- Opening titles
- Genre: Drama
- Created by: Michael J. Bird
- Directed by: Cyril Coke; Douglas Camfield; David Cunliffe; Viktors Ritelis;
- Starring: Ian Hendry; Wanda Ventham; Stefan Gryff; Thorley Walters; Maurice Denham; Sylvia Coleridge;
- No. of series: 2
- No. of episodes: 15

Production
- Producers: Anthony Read (season 1); Michael Glynn (season 2);
- Production location: Aghios Nikolaos, Crete

Original release
- Network: BBC2
- Release: 23 April 1972 – 12 August 1973

Related
- Who Pays the Ferryman?

= The Lotus Eaters (TV series) =

The Lotus Eaters is a BBC television drama first broadcast in 1972 and 1973.

The series, created by Michael J. Bird, deals with the lives of British expatriates living on the island of Crete, and their reasons for being there.

==Plot==
The central characters are a married couple, Erik (Ian Hendry) and Ann Shepherd (Wanda Ventham), who run a tavern called Shepherd's Bar.

Ann is revealed in the first episode to be a sleeper agent of British Intelligence, Erik having been a broken-down drunk whom she was made to marry as part of her cover story.

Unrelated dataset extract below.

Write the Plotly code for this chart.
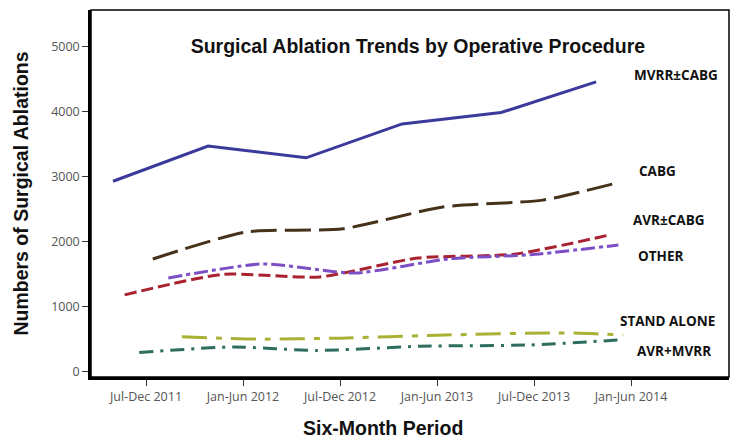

Other episodes deal with the other expatriates who frequented the bar. The most intriguing character in both series is the Greek police captain, Michael Krasakis (Stefan Gryff). In the second series the British Intelligence aspect is developed, until a clash with Soviet and Chinese agents results in both Ann and Erik having to leave Crete. In the final scene, about to board a plane leaving Heraklion airport, they have a partial reconciliation, since each is the only person the other can trust.

== Cast ==

===Main===
- Ian Hendry as Erik Shepherd
- Wanda Ventham as Ann Shepherd
- Maurice Denham as Nestor Turton
- Stefan Gryff as Captain Michael Krasakis
- Anthony Stamboulieh as Nikos

===Recurring cast (season 1 only)===
- James Kerry as Donald Culley (eps. 1, 3, 8–9)
- Thorley Walters as Major Edward Woolley (eps. 1–4)
- Sylvia Coleridge as Miriam Woolley (eps. 1–4)
- Julia Goodman as Kirsten McLuhan (eps. 1–2, 4–5, 7, 9)
- Martin Howells as Mark Potter (eps. 1–2, 4–5, 7, 9)
- Karan David as Katerina (eps. 1–6, 8–9)
- Carol Cleveland as Leigh Mervish (eps. 1–4, 7)
- Karl Held as Philip "Pip" Mervish (eps. 1–4, 7)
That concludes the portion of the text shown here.